Search code examples
swiftcocoansstringnsrange

NSString.rangeOfString returns unusual result with non-latin characters


I need to get the range of two words in a string, for example:

ยัฟิแก ไฟหก

(this is literally me typing PYABCD WASD) - it's a non-sensical test since I don't speak Thai.

//Find all the ranges of each word
var words:  [String]    = []
var ranges: [NSRange]   = []

//Convert to nsstring first because otherwise you get stuck with Ranges and Strings.
let nstext = backgroundTextField.stringValue as NSString //contains "ยัฟิแก ไฟหก"
words  = nstext.componentsSeparatedByString(" ")
var nstextLessWordsWeHaveRangesFor = nstext //if you have two identical words this prevents just getting the first word's range

for word in words
        {

            let range:NSRange = nstextLessWordsWeHaveRangesFor.rangeOfString(word)
            Swift.print(range)
            ranges.append(range)

            //create a string the same length as word
            var fillerString:String = ""

            for i in 0..<word.characters.count{
            //for var i=0;i<word.characters.count;i += 1{
                Swift.print("i: \(i)")
               fillerString = fillerString.stringByAppendingString(" ")
            }

            //remove duplicate words / letters so that we get correct range each time. 
            if range.length <= nstextLessWordsWeHaveRangesFor.length
            {
                nstextLessWordsWeHaveRangesFor = nstextLessWordsWeHaveRangesFor.stringByReplacingCharactersInRange(range, withString: fillerString)
            }             
        }

outputs:

(0,6)
(5,4)

Those ranges are overlapping.

This causes problems down the road where I'm trying to use NSLayoutManager.enumerateEnclosingRectsForGlyphRange since the ranges are inconsistent.

How can I get the correct range (or in this specific case, non-overlapping ranges)?


Solution

  • Swift String characters describe "extended grapheme clusters", and NSString uses UTF-16 code points, therefore the length of a string differs depending on which representation you use.

    For example, the first character "ยั" is actually the combination of "ย" (U+0E22) with the diacritical mark " ั" (U+0E31). That counts as one String character, but as two NSString characters. As a consequence, indices change when you replace the word with spaces.

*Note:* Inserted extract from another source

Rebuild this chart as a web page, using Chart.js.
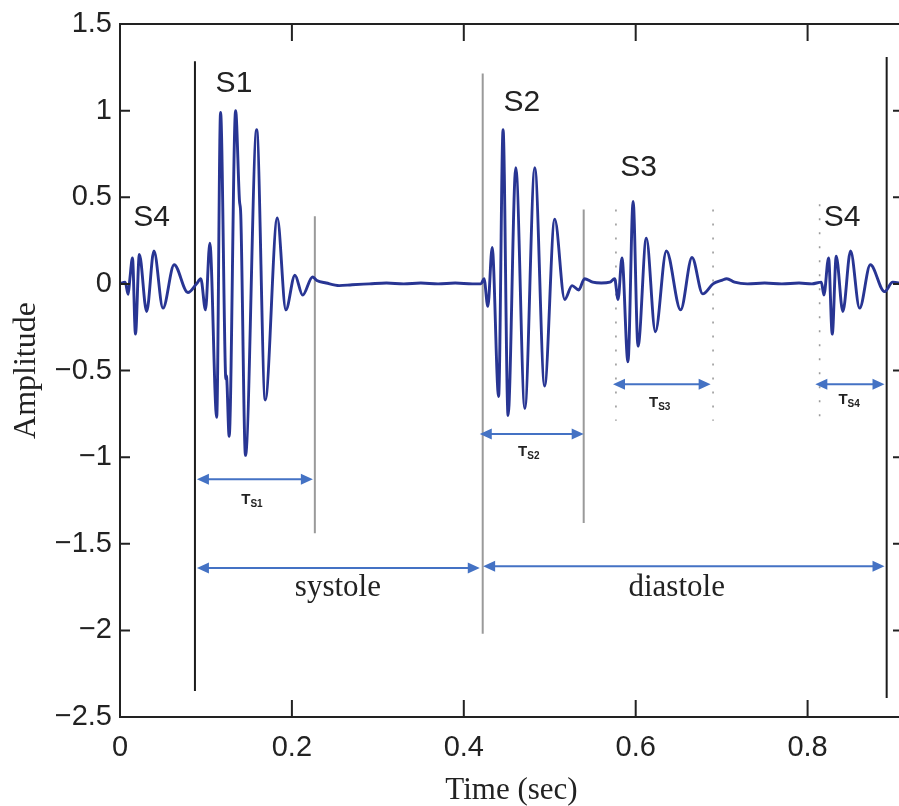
<!DOCTYPE html>
<html>
<head>
<meta charset="utf-8">
<title>Heart sound phonocardiogram</title>
<script src="https://cdn.jsdelivr.net/npm/chart.js@4.4.1/dist/chart.umd.min.js"></script>
<style>
  html, body { margin: 0; padding: 0; overflow: hidden; background: #fff; }
  #wrap { width: 906px; height: 806px; }
</style>
</head>
<body>
<div id="wrap"><canvas id="pcgChart" width="906" height="806"></canvas></div>
<script>
// waveform: time (sec) and amplitude
const timeSec = [
  0, 0.006, 0.0095, 0.0115, 0.0145, 0.018, 0.0225, 0.031, 0.0395, 0.050, 0.063, 0.079, 0.089,
  0.094, 0.0995, 0.1045, 0.1125, 0.117, 0.1225, 0.1232, 0.1238, 0.127, 0.1345, 0.139, 0.1405,
  0.146, 0.159, 0.169, 0.183, 0.193, 0.2035, 0.2125, 0.224, 0.229,
  0.240, 0.255, 0.270, 0.290, 0.310, 0.330, 0.350, 0.370, 0.390, 0.410, 0.420,
  0.4235, 0.428, 0.433, 0.4405, 0.4457, 0.4515, 0.4605, 0.471, 0.4826, 0.494, 0.5058, 0.5174,
  0.526, 0.5337, 0.5405, 0.550, 0.560, 0.570, 0.5755,
  0.5795, 0.584, 0.591, 0.597, 0.6027, 0.6124, 0.6229, 0.6357, 0.6523, 0.6655, 0.678, 0.690,
  0.700, 0.706, 0.715, 0.730, 0.750, 0.770, 0.790, 0.805, 0.816,
  0.819, 0.8244, 0.8287, 0.8333, 0.841, 0.850, 0.8605, 0.873, 0.8895, 0.899, 0.911
];
const amplitude = [
  0, 0.01, -0.06, 0.03, 0.15, -0.29, 0.17, -0.16, 0.19, -0.14, 0.11, -0.05, 0,
  0.03, -0.15, 0.235, -0.77, 0.99, -0.48, -0.55, -0.53, -0.88, 1.0, 0.48, 0.40,
  -0.99, 0.89, -0.67, 0.38, -0.15, 0.05, -0.065, 0.04, 0.02,
  0.005, -0.01, -0.005, 0, 0.005, 0, 0.005, 0, 0.005, 0, 0,
  0.03, -0.13, 0.21, -0.65, 0.89, -0.76, 0.67, -0.72, 0.67, -0.59, 0.374, -0.09,
  -0.01, -0.035, 0.03, 0.01, 0.005, 0.01, 0.03,
  -0.09, 0.15, -0.45, 0.476, -0.36, 0.264, -0.276, 0.19, -0.15, 0.152, -0.058, 0,
  0.02, 0.03, 0.01, 0, 0.005, 0, 0.005, 0, 0.01,
  -0.064, 0.15, -0.29, 0.16, -0.16, 0.19, -0.14, 0.11, -0.045, 0.01, 0
];

// vertical marker lines
const markerTime   = [0.0872, 0.2267, 0.422, 0.5395, 0.577, 0.690, 0.814, 0.892];
const markerTop    = [1.285, 0.39, 1.214, 0.43, 0.43, 0.43, 0.46, 1.31];
const markerBottom = [-2.35, -1.44, -2.02, -1.38, -0.79, -0.79, -0.82, -2.39];

// double arrows: T_S1..T_S4, systole, diastole
const arrowFrom  = [0.0895, 0.4186, 0.5736, 0.809, 0.0895, 0.4225];
const arrowTo    = [0.2244, 0.5395, 0.6872, 0.8895, 0.4186, 0.8895];
const arrowLevel = [-1.127, -0.867, -0.58, -0.58, -1.64, -1.63];

// sound names
const soundNames = ['S4', 'S1', 'S2', 'S3', 'S4'];
const soundTime  = [0.0368, 0.1326, 0.4674, 0.6035, 0.840];
const soundLevel = [0.384, 1.156, 1.043, 0.669, 0.381];

// interval names (T with subscript)
const intervalSub   = ['S1', 'S2', 'S3', 'S4'];
const intervalTime  = [0.1535, 0.4756, 0.6279, 0.8483];
const intervalLevel = [-1.24, -0.965, -0.68, -0.665];

// phase names
const phaseNames = ['systole', 'diastole'];
const phaseTime  = [0.2535, 0.6477];
const phaseLevel = [-1.757, -1.757];

const xTicks = [0, 0.2, 0.4, 0.6, 0.8];
const yTicks = [-2.5, -2, -1.5, -1, -0.5, 0, 0.5, 1, 1.5];

const ink = '#222';
const arrowBlue = '#4472C4';

function markerLook(i) {
  if (i === 0 || i === 7) return { color: '#1c1c1c', width: 2, dash: [] };
  if (i >= 4 && i <= 6) return { color: '#9a9a9a', width: 1.6, dash: [2, 12] };
  return { color: '#9a9a9a', width: 2, dash: [] };
}

const datasets = [{
  data: timeSec.map((t, i) => ({ x: t, y: amplitude[i] })),
  borderColor: '#283593',
  borderWidth: 2.9,
  pointRadius: 0,
  cubicInterpolationMode: 'monotone',
  borderJoinStyle: 'round'
}];
markerTime.forEach((t, i) => {
  const look = markerLook(i);
  datasets.push({
    data: [{ x: t, y: markerTop[i] }, { x: t, y: markerBottom[i] }],
    borderColor: look.color,
    borderWidth: look.width,
    borderDash: look.dash,
    pointRadius: 0
  });
});

function minusLabel(v) {
  return v < 0 ? '\u2212' + Math.abs(v) : String(v);
}

const overlay = {
  id: 'overlay',
  afterDatasetsDraw(chart) {
    const { ctx, chartArea: a, scales: { x, y } } = chart;
    ctx.save();

    // box + inward ticks
    ctx.strokeStyle = ink;
    ctx.lineWidth = 2;
    ctx.strokeRect(a.left, a.top, a.right - a.left, a.bottom - a.top);
    ctx.beginPath();
    xTicks.forEach(v => {
      const px = x.getPixelForValue(v);
      ctx.moveTo(px, a.bottom); ctx.lineTo(px, a.bottom - 17);
      ctx.moveTo(px, a.top); ctx.lineTo(px, a.top + 17);
    });
    yTicks.forEach(v => {
      const py = y.getPixelForValue(v);
      ctx.moveTo(a.left, py); ctx.lineTo(a.left + 10, py);
      ctx.moveTo(a.right, py); ctx.lineTo(a.right - 10, py);
    });
    ctx.stroke();

    // double arrows
    ctx.strokeStyle = arrowBlue;
    ctx.fillStyle = arrowBlue;
    ctx.lineWidth = 2;
    arrowFrom.forEach((t0, i) => {
      const x0 = x.getPixelForValue(t0);
      const x1 = x.getPixelForValue(arrowTo[i]);
      const py = y.getPixelForValue(arrowLevel[i]);
      ctx.beginPath();
      ctx.moveTo(x0 + 6, py); ctx.lineTo(x1 - 6, py);
      ctx.stroke();
      ctx.beginPath();
      ctx.moveTo(x0, py); ctx.lineTo(x0 + 12, py - 5.5); ctx.lineTo(x0 + 12, py + 5.5);
      ctx.closePath();
      ctx.moveTo(x1, py); ctx.lineTo(x1 - 12, py - 5.5); ctx.lineTo(x1 - 12, py + 5.5);
      ctx.closePath();
      ctx.fill();
    });

    // S1..S4 names
    ctx.fillStyle = ink;
    ctx.textAlign = 'center';
    ctx.textBaseline = 'middle';
    ctx.font = '30px "Liberation Sans", Arial, sans-serif';
    soundNames.forEach((s, i) => {
      ctx.fillText(s, x.getPixelForValue(soundTime[i]), y.getPixelForValue(soundLevel[i]));
    });

    // T_Sn names
    intervalSub.forEach((s, i) => {
      const cx = x.getPixelForValue(intervalTime[i]);
      const cy = y.getPixelForValue(intervalLevel[i]);
      ctx.font = 'bold 15px "Liberation Sans", Arial, sans-serif';
      const wT = ctx.measureText('T').width;
      ctx.font = 'bold 10px "Liberation Sans", Arial, sans-serif';
      const wS = ctx.measureText(s).width;
      const left = cx - (wT + wS) / 2;
      ctx.textAlign = 'left';
      ctx.textBaseline = 'alphabetic';
      ctx.font = 'bold 15px "Liberation Sans", Arial, sans-serif';
      ctx.fillText('T', left, cy + 5);
      ctx.font = 'bold 10px "Liberation Sans", Arial, sans-serif';
      ctx.fillText(s, left + wT, cy + 8);
    });

    // systole / diastole
    ctx.textAlign = 'center';
    ctx.textBaseline = 'middle';
    ctx.font = '31px "Liberation Serif", "Times New Roman", serif';
    phaseNames.forEach((s, i) => {
      ctx.fillText(s, x.getPixelForValue(phaseTime[i]), y.getPixelForValue(phaseLevel[i]));
    });

    ctx.restore();
  }
};

new Chart(document.getElementById('pcgChart'), {
  type: 'line',
  data: { datasets },
  options: {
    responsive: false,
    animation: false,
    events: [],
    layout: { padding: { top: 24, right: 3, left: 0, bottom: 0 } },
    plugins: { legend: { display: false }, tooltip: { enabled: false } },
    scales: {
      x: {
        type: 'linear',
        min: 0,
        max: 0.911,
        afterBuildTicks: s => { s.ticks = xTicks.map(v => ({ value: v })); },
        afterFit: s => { s.height = 89; },
        grid: { display: false },
        border: { display: false },
        ticks: {
          padding: 6,
          color: ink,
          maxRotation: 0,
          font: { family: '"Liberation Sans", Arial, sans-serif', size: 29 },
          callback: v => minusLabel(v)
        },
        title: {
          display: true,
          text: 'Time (sec)',
          color: ink,
          padding: { top: 1, bottom: 0 },
          font: { family: '"Liberation Serif", "Times New Roman", serif', size: 31, lineHeight: 1 }
        }
      },
      y: {
        type: 'linear',
        min: -2.5,
        max: 1.5,
        afterBuildTicks: s => { s.ticks = yTicks.map(v => ({ value: v })); },
        afterFit: s => { s.width = 120; },
        grid: { display: false },
        border: { display: false },
        ticks: {
          padding: 0,
          color: ink,
          font: { family: '"Liberation Sans", Arial, sans-serif', size: 29 },
          callback: v => minusLabel(v)
        },
        title: {
          display: true,
          text: 'Amplitude',
          color: ink,
          padding: { top: 11, bottom: 0 },
          font: { family: '"Liberation Serif", "Times New Roman", serif', size: 32, lineHeight: 1 }
        }
      }
    }
  },
  plugins: [overlay]
});
</script>
</body>
</html>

    The simplest solution is to stick to one, either String or NSString (if possible). Since you are working with NSString, changing

     for i in 0..<word.characters.count {
    

    to

    for i in 0..<range.length {
    

    should solve the problem. The creation of the filler string can be simplified to

    //create a string the same length as word
    let fillerString = String(count: range.length, repeatedValue: Character(" "))